A: Take the job description and skills. Go over all the skills there and review and refresh them.
If on the phone interview – ask questions and for feedback.
Examples – Does that answer your question? Is this what you’re looking for?
Q: When’s the earliest I can apply? For example, I want a job at Amazon 6 months from now.
A: Don’t apply more than 2 months beyond when you are available.
Q: Is there any difference between applying and interviewing for an internship vs. regular employment?
A: No difference. The internship interview may move faster, but it’s all the same parts.
Result of my 1-1 with an Amazon Recruiter
Background: I had identified product manager as the job I wanted. I haven’t learned SQL and don’t have an MBA (yet). Up until this point, I had applied for a dozen different positions at Amazon in an attempt to transition out of biotech.
Question: With a background in biotech and entrepreneurship (I started my own biotech company), what positions can I realistically get called back for at Amazon?
Answer: Business intelligence analyst, business intelligence. They take subsets of data and figure out how to deliver solutions to customers. It’s mostly tracking data. Or business engineering where you take raw data and make it useful to the customers. You would have to teach yourself SQL (pronounced sequel) before you’d qualify.
Question: What if I want to get away from heavy data analytics?

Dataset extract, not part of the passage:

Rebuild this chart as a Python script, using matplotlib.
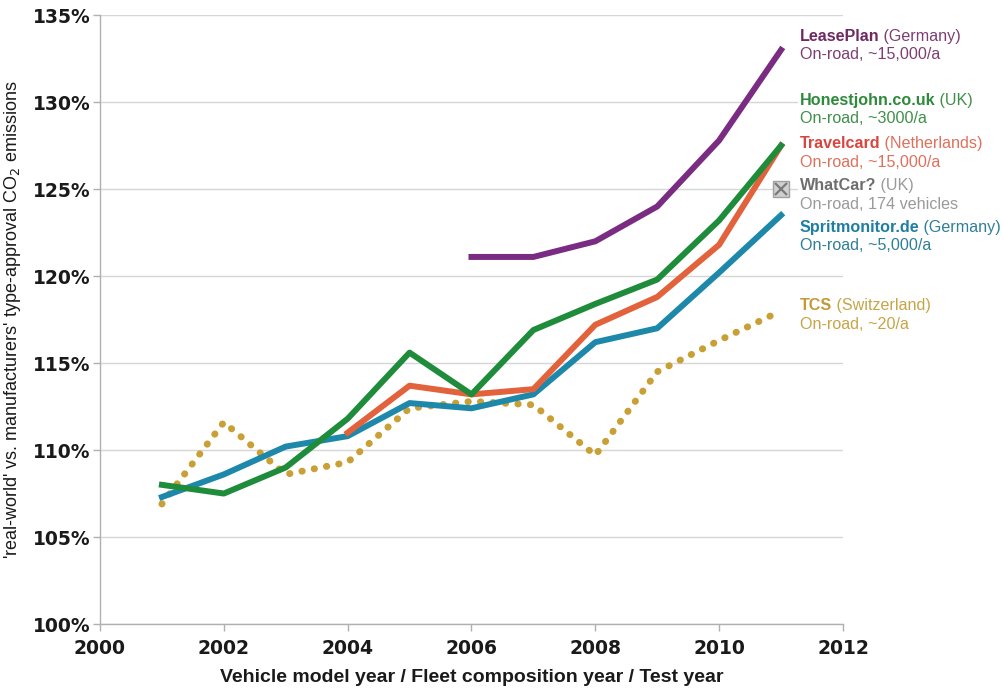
import matplotlib
matplotlib.use('Agg')
import matplotlib.pyplot as plt
from matplotlib.ticker import FuncFormatter

# data (ratio in %)
years = [2001, 2002, 2003, 2004, 2005, 2006, 2007, 2008, 2009, 2010, 2011]
leaseplan = [None, None, None, None, None, 121.1, 121.1, 122.0, 124.0, 127.8, 133.0]
honestjohn = [108.0, 107.5, 109.0, 111.8, 115.6, 113.2, 116.9, 118.4, 119.8, 123.2, 127.5]
travelcard = [None, None, None, 111.0, 113.7, 113.2, 113.5, 117.2, 118.8, 121.8, 127.5]
spritmonitor = [107.3, 108.6, 110.2, 110.8, 112.7, 112.4, 113.2, 116.2, 117.0, 120.2, 123.5]
tcs = [106.9, 111.6, 108.6, 109.3, 112.4, 112.8, 112.6, 109.7, 114.5, 116.3, 118.0]
whatcar_year = 2011
whatcar_val = 125.0

c_purple = '#7a2c82'
c_green = '#1f8c3b'
c_orange = '#e2623c'
c_blue = '#1d88aa'
c_gold = '#c9a035'


def pairs(vals):
    xs = [y for y, v in zip(years, vals) if v is not None]
    ys = [v for v in vals if v is not None]
    return xs, ys


fig = plt.figure(figsize=(10.04, 6.88), dpi=100)
ax = fig.add_axes([0.0996, 0.093, 0.74, 0.885])

ax.plot(*pairs(tcs), color=c_gold, lw=5, linestyle=(0, (0.05, 1.75)),
        dash_capstyle='round')
ax.plot(*pairs(spritmonitor), color=c_blue, lw=4.3)
ax.plot(*pairs(travelcard), color=c_orange, lw=4.3)
ax.plot(*pairs(honestjohn), color=c_green, lw=4.3)
ax.plot(*pairs(leaseplan), color=c_purple, lw=4.3)
ax.plot([whatcar_year], [whatcar_val], marker='s', ms=11, mfc='#cfcfcf',
        markeredgecolor='#a0a0a0', mew=1.0, linestyle='none')
ax.plot([whatcar_year], [whatcar_val], marker='x', ms=9, color='#7a7a7a',
        mew=1.6, linestyle='none')

ax.set_xlim(2000, 2012)
ax.set_ylim(100, 135)
ax.set_xticks(range(2000, 2013, 2))
ax.set_yticks(range(100, 136, 5))
ax.yaxis.set_major_formatter(FuncFormatter(lambda v, p: f'{v:.0f}%'))

ax.grid(axis='y', color='#d6d6d6', lw=1.0)
ax.set_axisbelow(True)
for s in ['top', 'right']:
    ax.spines[s].set_visible(False)
for s in ['left', 'bottom']:
    ax.spines[s].set_color('#b0b0b0')
    ax.spines[s].set_linewidth(1.0)
ax.tick_params(axis='both', colors='#b0b0b0', length=5, width=1.0,
               labelcolor='#1a1a1a', labelsize=13.5)
ax.tick_params(axis='x', pad=6)
ax.tick_params(axis='y', pad=2)
for lab in ax.get_xticklabels() + ax.get_yticklabels():
    lab.set_fontweight('bold')

ax.set_xlabel('Vehicle model year / Fleet composition year / Test year',
              fontsize=14, fontweight='bold', color='#1a1a1a', labelpad=8,
              family=['Liberation Sans Narrow', 'Liberation Sans', 'DejaVu Sans'])
ax.set_ylabel("'real-world' vs. manufacturers' type-approval CO$_2$ emissions",
              fontsize=13, color='#1a1a1a', labelpad=7,
              family=['Liberation Sans', 'DejaVu Sans'])

# series labels on the right
labels = [
    ('LeasePlan', ' (Germany)', 'On-road, ~15,000/a', 133.8, '#6e2a62', '#7d3f73'),
    ('Honestjohn.co.uk', ' (UK)', 'On-road, ~3000/a', 130.1, '#2f8a3c', '#3f8f4a'),
    ('Travelcard', ' (Netherlands)', 'On-road, ~15,000/a', 127.6, '#d9463f', '#e0705c'),
    ('WhatCar?', ' (UK)', 'On-road, 174 vehicles', 125.2, '#6e6e6e', '#9a9a9a'),
    ('Spritmonitor.de', ' (Germany)', 'On-road, ~5,000/a', 122.8, '#1f7fa0', '#2f7f98'),
    ('TCS', ' (Switzerland)', 'On-road, ~20/a', 118.3, '#c59a35', '#c8a448'),
]
fam = ['Liberation Sans', 'DejaVu Sans']
for name, extra, sub, yv, c1, c2 in labels:
    t = ax.text(2011.3, yv, name, fontsize=11.6, fontweight='bold', color=c1,
                family=fam, va='center', ha='left',
                bbox=dict(facecolor='white', edgecolor='none', pad=1.5))
    ax.annotate(extra, xy=(1, 0), xycoords=t, va='bottom', ha='left',
                fontsize=11.6, color=c2, family=fam,
                bbox=dict(facecolor='white', edgecolor='none', pad=0.5))
    ax.text(2011.3, yv - 1.07, sub, fontsize=11.6, color=c2, family=fam,
            va='center', ha='left',
            bbox=dict(facecolor='white', edgecolor='none', pad=1.5))

fig.savefig('out.png', dpi=100)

Answer: Marketing because of the entrepreneurship background. But it’s a stretch. They take the data and use it to ask the right questions. Actually, a program manager would be the most appropriate. You would work with development teams and relay the requirements to get to customers. You break down the data. It’s like you’re the liaison between the data, the developers, and the customers. You’d want to focus on non-technical. Since you have a background in excel, different teams or companies may be good for you. But for Amazon, you’d definitely need to know SQL.